Pilots are trained to distrust both their senses and any particular instrument, in favor of reality and a general consensus of all instruments. When an altimeter reads a rapidly decreasing altitude, a compass is spinning in circles, an airspeed indicator is rising, but an attitude indicator reads straight and level flight, they are trained to ignore both their own senses and the attitude indicator telling them everything is alright, and trust the other instruments that are telling them they are in a spin and about to die.
Our pilot friend has no "perfect" sense or instrument available to him. Each of his senses can lie to him. Each of his instruments can lie to him. He knows that none of his instruments are perfectly infallible, but he flies anyway. Even though they are not absolutely perfect, the data they provide is sufficient to develop a reasonably accurate, functional worldview.
Physics can provide a much more accurate model of his flight, by considering many more factors than his onboard instrumentation can measure. For example, our pilot lacks the instrumentation necessary to determine how his aircraft will be affected by the change in gravitational pull induced by tidal forces, or the non-uniform nature of the earth's geologic composition.
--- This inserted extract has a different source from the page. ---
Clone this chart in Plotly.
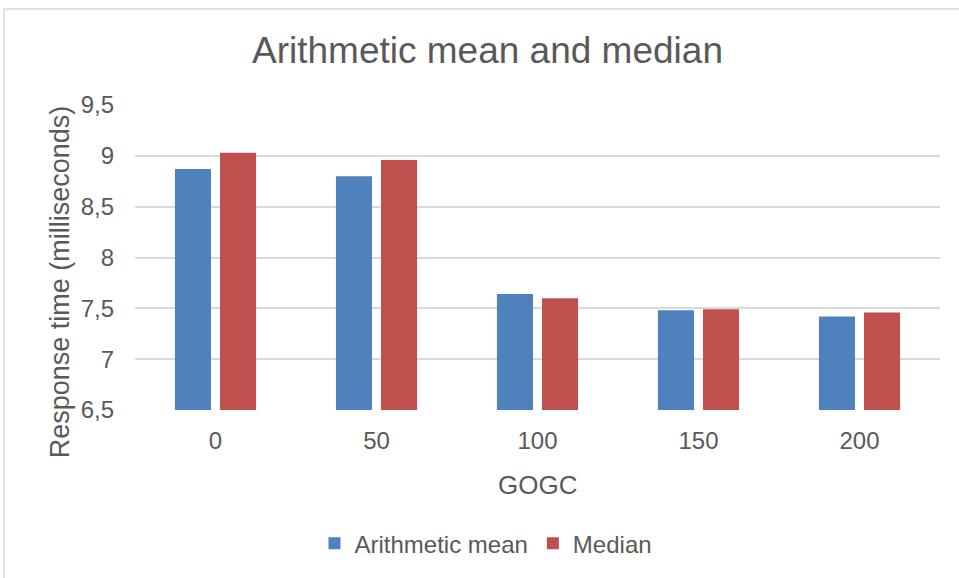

He has no instrumentation to measure the effects of centripetal force from the earth's rotation against the acceleration of his aircraft due to gravity.
But, does it really matter that his 560-ton aircraft is a pound heavier at the poles than at the equator? Will that difference have enough of an effect on the flight that he needs to consider it? Or is this inaccuracy something he can simply ignore, as it will not significantly affect the operation of his aircraft?
The theoretical limit of our empirical knowledge is the Heisenberg Uncertainty Principle. We can rationalize beyond that point, but we cannot empirically test such rationalizations. Long before we reach that point, though, the possible effects of our rationalizations will be far less than the "noise" in the system being tested, and thus indistinguishable from that noise.